I meet Te Radar at St Matthew in the City during rehearsal for the Good Word debate. He’s a man of the moment – with a prime-time Sunday night slot on TV One, and touring a new show, Eating the Dog, as part of the international comedy festival. I suggest to him that he’s managed what few comics ever do – a leap into mainstream media.
“That’s always what I wanted to do – more so than stand-up in a way. Stand-up was a gateway to hosting something. It’s really nice to have been given probably the premier slot on television in New Zealand – it doesn’t get any better and more wholesome than seven o’clock on a Sunday night. Not probably the slot I thought I would have ended up in.”
The show and his profile has brought him popularity with a hugley diverse audience – but he gets particular attention from older women. As a case in point, he can now pack the library at Taupo.
“It was myself and Dave Armstrong and it was literally a record crowd … I was doing a schools show after that and a contingent of them trouped over there, with their shining faces and their grey hair; their mature demeanour – it was fantastic.”
Part of his appeal is his fragility, his willingness to give things a go and fail. Sometimes miserably.
I’ve always said that celebrating failure is really important. My entire career has been built on failure. I went off to university to do law, and that failed. Really badly. Various things have failed along the way and you always pull positives from it. I become concerned sometimes that we don’t celebrate it enough and allow people to realise that they can fail – that failure is actually a positive option.
Eating the Dog, Te Radar’s new stand-up show celebrates some of New Zealand’s most spectacular and regrettable failures.
They’re ones that I’ve looked and and thought – these people have had a go at something and it all fell apart. Even though the outcomes are very tragic – I look at the Wairau massacre, or the Wairau incident as some people call it – I like to think of it as the Wairau misunderstanding. The story behind it is mad.

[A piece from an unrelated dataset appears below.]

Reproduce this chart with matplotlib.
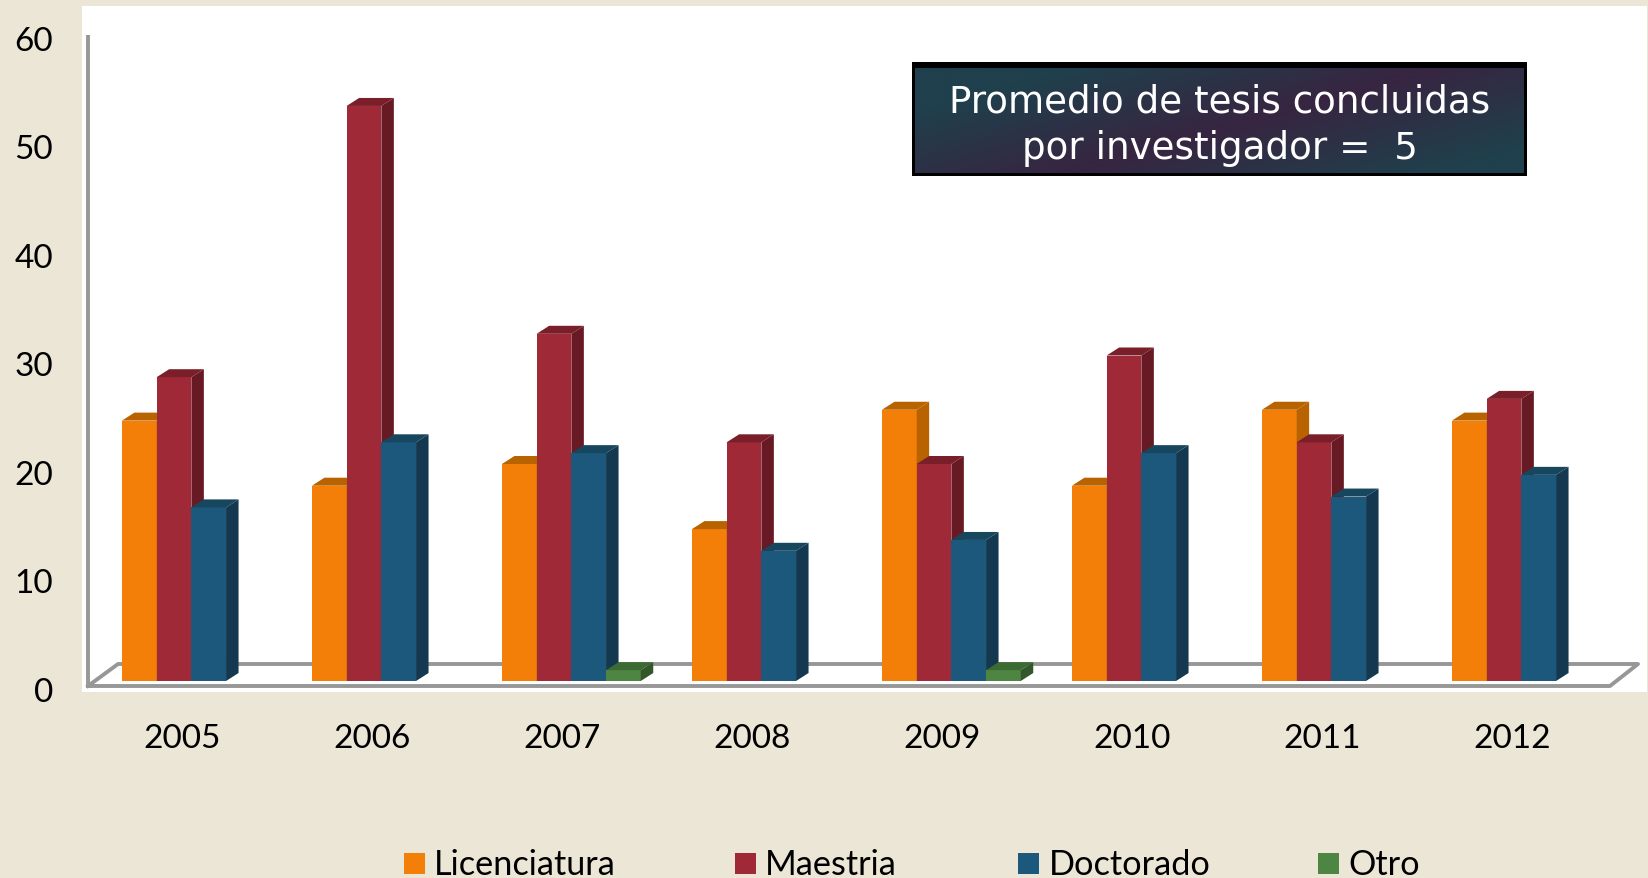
import matplotlib
matplotlib.use("Agg")
import matplotlib.pyplot as plt
from matplotlib.patches import Polygon, Rectangle
from matplotlib.transforms import ScaledTranslation
import numpy as np

# data
years = ['2005', '2006', '2007', '2008', '2009', '2010', '2011', '2012']
licenciatura = [24, 18, 20, 14, 25, 18, 25, 24]
maestria = [28, 53, 32, 22, 20, 30, 22, 26]
doctorado = [16, 22, 21, 12, 13, 21, 17, 19]
otro = [0, 0, 1, 0, 1, 0, 0, 0]
yticks = [0, 10, 20, 30, 40, 50, 60]

names = ['Licenciatura', 'Maestria', 'Doctorado', 'Otro']
front = ['#F47F08', '#9F2936', '#1B587C', '#4E8542']
top = ['#B96300', '#7A1F2A', '#17465F', '#3C6A33']
side = ['#B96300', '#681A24', '#14384F', '#33562B']

W, H = 1648, 879
bg = '#EBE6D6'
grey = '#979797'

plt.rcParams['font.family'] = ['Lato', 'DejaVu Sans']

fig = plt.figure(figsize=(W / 100, H / 100), dpi=100, facecolor=bg)

# white plot area, pixel box 82..1647 / 7..693
ax = fig.add_axes([82 / W, 1 - 693 / H, (1647 - 82) / W, (693 - 7) / H])
px_x = 190.0     # pixels per category
px_y = 10.85     # pixels per unit
ax.set_xlim((82 - 174) / px_x, (1647 - 174) / px_x)
ax.set_ylim(-6 / px_y, 680 / px_y)
for s in ax.spines.values():
    s.set_visible(False)

bw = 34.7 / px_x
dx = 12.5 / px_x
dy = 8 / px_y
base = 5 / px_y   # bars stand a bit behind the front floor line

# floor and wall
x_left = -86 / px_x
x_right = (1610 - 174) / px_x
back_y = 22 / px_y
lw = 2.8
ax.plot([x_left, x_left], [0, 60], color=grey, lw=lw, zorder=1, solid_capstyle='butt')
ax.plot([x_left, x_left + 30 / px_x, x_right + 28 / px_x, x_right, x_left],
        [0, back_y, back_y, 0, 0], color=grey, lw=lw, zorder=1)

series = [licenciatura, maestria, doctorado, otro]
for k, vals in enumerate(series):
    for i, v in enumerate(vals):
        if v == 0:
            continue
        x0 = i + (k - 1.5) * bw
        x1 = x0 + bw
        y0 = base
        y1 = base + v
        ax.bar(x0, v, bw, bottom=base, align='edge', color=front[k], lw=0, zorder=3 + k)
        ax.add_patch(Polygon([(x0, y1), (x0 + dx, y1 + dy), (x1 + dx, y1 + dy), (x1, y1)],
                             closed=True, fc=top[k], lw=0, zorder=3 + k))
        ax.add_patch(Polygon([(x1, y0), (x1 + dx, y0 + dy), (x1 + dx, y1 + dy), (x1, y1)],
                             closed=True, fc=side[k], lw=0, zorder=3 + k))

ax.tick_params(length=0)
ax.set_xticks(np.arange(len(years)) + 8 / px_x)
ax.set_xticklabels(years, fontsize=24)
ax.tick_params(axis='x', pad=22)
ax.set_yticks(yticks)
ax.set_yticklabels([str(t) for t in yticks], fontsize=24)
ax.tick_params(axis='y', pad=21)
down = ScaledTranslation(0, -3 / 100, fig.dpi_scale_trans)
for lab in ax.get_yticklabels():
    lab.set_transform(lab.get_transform() + down)

# note box: black frame, gradient inside, sizes in pixels
bx = fig.add_axes([912 / W, 1 - 177 / H, (1527 - 912) / W, (177 - 63) / H], facecolor='black')
gx, gy = np.meshgrid(np.linspace(0, 1, 300), np.linspace(0, 1, 60))
t = np.clip(1 - np.abs(gx - (0.85 - 0.6 * gy)) / 0.6, 0, 1) * 0.9
c1 = np.array([0x1F, 0x40, 0x4C]) / 255
c2 = np.array([0x3A, 0x22, 0x40]) / 255
img = c1[None, None, :] * (1 - t[..., None]) + c2[None, None, :] * t[..., None]
bx.imshow(img, aspect='auto', extent=[3, 612, 3, 108])
bx.set_xlim(0, 615)
bx.set_ylim(0, 114)
bx.set_xticks([])
bx.set_yticks([])
for s in bx.spines.values():
    s.set_visible(False)
bx.text(307.5, 52, 'Promedio de tesis concluidas\npor investigador =  5', color='white',
        ha='center', va='center', fontsize=26.8, family='DejaVu Sans', linespacing=1.32)

# legend along the bottom edge
leg_sw = [404, 735, 1018, 1318]
leg_tx = [434, 765, 1049, 1348]
for k, name in enumerate(names):
    fig.add_artist(Rectangle((leg_sw[k] / W, 1 - 875 / H), 21 / W, 21 / H, fc=front[k], lw=0,
                             transform=fig.transFigure))
    fig.text(leg_tx[k] / W, 1 - 875 / H, name, fontsize=24.7, color='black', ha='left', va='baseline')

fig.savefig('out.png', dpi=100, facecolor=bg)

Lorraine – the very first aerial casualty. A wonderful story – but he dies.
I mention that we have photos of that incident in our collection, so our conversation naturally turns to libraries.
Libraries have been part of my life ever since I was a kid. I’ve got a real big thing for libraries, I’m a passionate supporter of them. It’s probably best summed up in a photograph that I saw in a mining museum in the north of England. There was a photograph of all of the men of the town in their Sunday best, standing outside the workingmen’s library that they’d just set up. The sense of pride and achievement – working class men who couldn’t afford to buy the books now had something, and they could get the learning that up until that time that had been denied them.
They’re a powerful thing libraries, and whenever I see moves by councils to make them very user-pays I think it so short-sighted. You’re actually weakening a very important part of society [the people] who can go and get access to all of that information.
When he wrote for the Herald, the column that drew by far the greatest response was one about the closure of the Cambridge High School library and turning it into a computer centre so kids could go on the internet.
“There’s an enormous amount of information on the internet – but it’s a different kind of accessing of information. I’m a ferocious consumer of information off the internet – but you do get the sense you’re consuming it in a very shallow kind of way.
There’s nothing like going to a library and finding a book. The debate tonight is in many ways about the future of what we consider to be a book. The changes there and how they’ll affect libraries are going to be really fascinating. If you can have a book and it’s an e-book and you can just click on a button and immediately access more information – that will be fascinating. But where it will leave the traditional concept of a library, with dusty tomes on a shelf that no-one’s taken out for years …
We need to maintain the physical book, because all of the technology’s great until the power goes out, or there’s a corruption of it. All of these people taking thousands of photographs that are never printed out … they’re stuck as zeroes and ones in media formats that are being outdated every day…
Having said that, I’ve been using a lot of the Turnbull Library resources – Puke Ariki, for example. Te Ara – fantastic. For what I do, [they’re] just absolutely brilliant – the fact that I can go online and access the photographic archives that are there in the Turnbull Library through Timeframes – that is a priceless treasure.
But there are barriers – primarily cost, he says.
I would love to have printed a book about all of the stories in my show with all the beautiful photographs – it’s impossible. Unless I was to get an enormous grant from somewhere I can’t afford those images.
Archived television footage is simply not an option.
In the Off the Radar TV series the archive footage was taken out – it was too expensive – hundreds of dollars a second. To me there’s something not right about that. That archive is a treasure for everybody.
In the future those are some of the questions that need to be faced, that whole concept of user pays and locking up these treasures. I’m quite passionate about that.
Time overtook us and we had to cut our interview a little short. My attempt to record our reconvened discussion went awry, a digital failure meant I forgot to press a button and the beautiful second version of our discussion was lost in the improvised make-up room housed in the crypt of St Matthew in the City.
So what do you think? Should our archives be open and accessible and available for re-use? Should we sting commercial operators quite so much? Are libraries and archives distancing themselves too much from the real world – or are we just naturally protective of the treasures of the past?